** Begin DATA EXTRACT **

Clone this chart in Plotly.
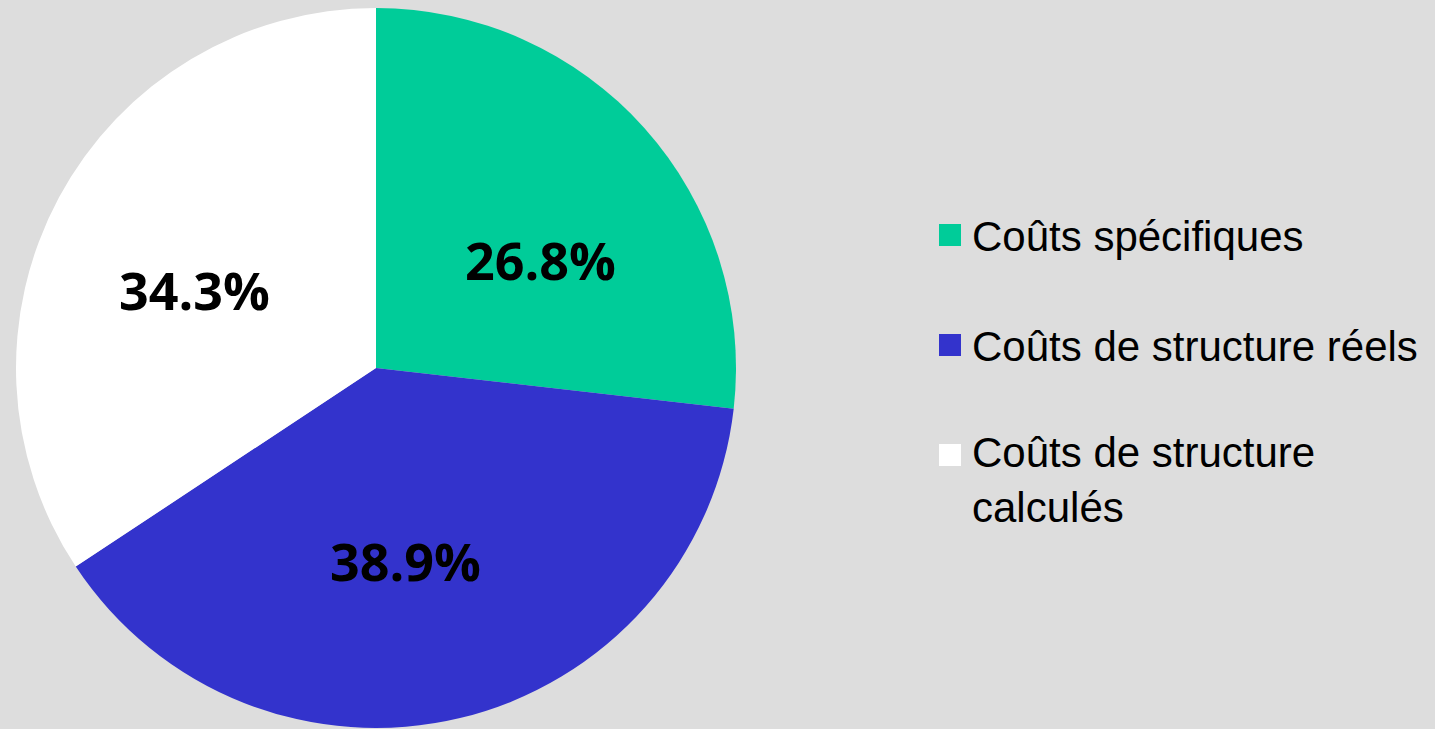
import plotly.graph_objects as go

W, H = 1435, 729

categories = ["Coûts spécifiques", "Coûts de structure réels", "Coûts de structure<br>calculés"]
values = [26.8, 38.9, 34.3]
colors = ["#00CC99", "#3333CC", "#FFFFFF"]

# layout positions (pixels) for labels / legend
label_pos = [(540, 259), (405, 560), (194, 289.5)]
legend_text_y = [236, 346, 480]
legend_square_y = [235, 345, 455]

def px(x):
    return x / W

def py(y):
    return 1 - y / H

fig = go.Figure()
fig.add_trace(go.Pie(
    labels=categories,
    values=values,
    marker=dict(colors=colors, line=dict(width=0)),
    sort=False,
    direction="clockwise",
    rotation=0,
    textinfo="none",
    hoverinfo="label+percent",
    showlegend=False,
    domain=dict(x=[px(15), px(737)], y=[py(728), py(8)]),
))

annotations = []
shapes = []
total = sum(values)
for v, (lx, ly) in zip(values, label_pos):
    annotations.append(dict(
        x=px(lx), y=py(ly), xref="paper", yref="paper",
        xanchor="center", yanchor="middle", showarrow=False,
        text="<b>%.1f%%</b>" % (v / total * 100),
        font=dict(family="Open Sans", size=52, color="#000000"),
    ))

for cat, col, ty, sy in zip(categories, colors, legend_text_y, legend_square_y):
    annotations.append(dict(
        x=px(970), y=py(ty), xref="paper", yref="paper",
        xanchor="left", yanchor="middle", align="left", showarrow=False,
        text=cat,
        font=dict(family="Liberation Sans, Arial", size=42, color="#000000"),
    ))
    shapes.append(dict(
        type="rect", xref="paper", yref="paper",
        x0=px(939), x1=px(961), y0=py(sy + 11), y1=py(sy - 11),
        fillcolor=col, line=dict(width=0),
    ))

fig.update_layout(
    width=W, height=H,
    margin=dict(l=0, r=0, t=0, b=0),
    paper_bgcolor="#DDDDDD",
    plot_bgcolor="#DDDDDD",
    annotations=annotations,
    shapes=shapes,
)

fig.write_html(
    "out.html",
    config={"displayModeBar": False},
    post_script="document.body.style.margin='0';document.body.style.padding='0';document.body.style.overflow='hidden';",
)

** End DATA EXTRACT **

SET TASK:
Please extract exactly the lines of the data, from the first through the line containing "return 1 - y / H", and add no pictures to the copy.

FINISHED ANSWER:
Clone this chart in Plotly.
import plotly.graph_objects as go

W, H = 1435, 729

categories = ["Coûts spécifiques", "Coûts de structure réels", "Coûts de structure<br>calculés"]
values = [26.8, 38.9, 34.3]
colors = ["#00CC99", "#3333CC", "#FFFFFF"]

# layout positions (pixels) for labels / legend
label_pos = [(540, 259), (405, 560), (194, 289.5)]
legend_text_y = [236, 346, 480]
legend_square_y = [235, 345, 455]

def px(x):
    return x / W

def py(y):
    return 1 - y / H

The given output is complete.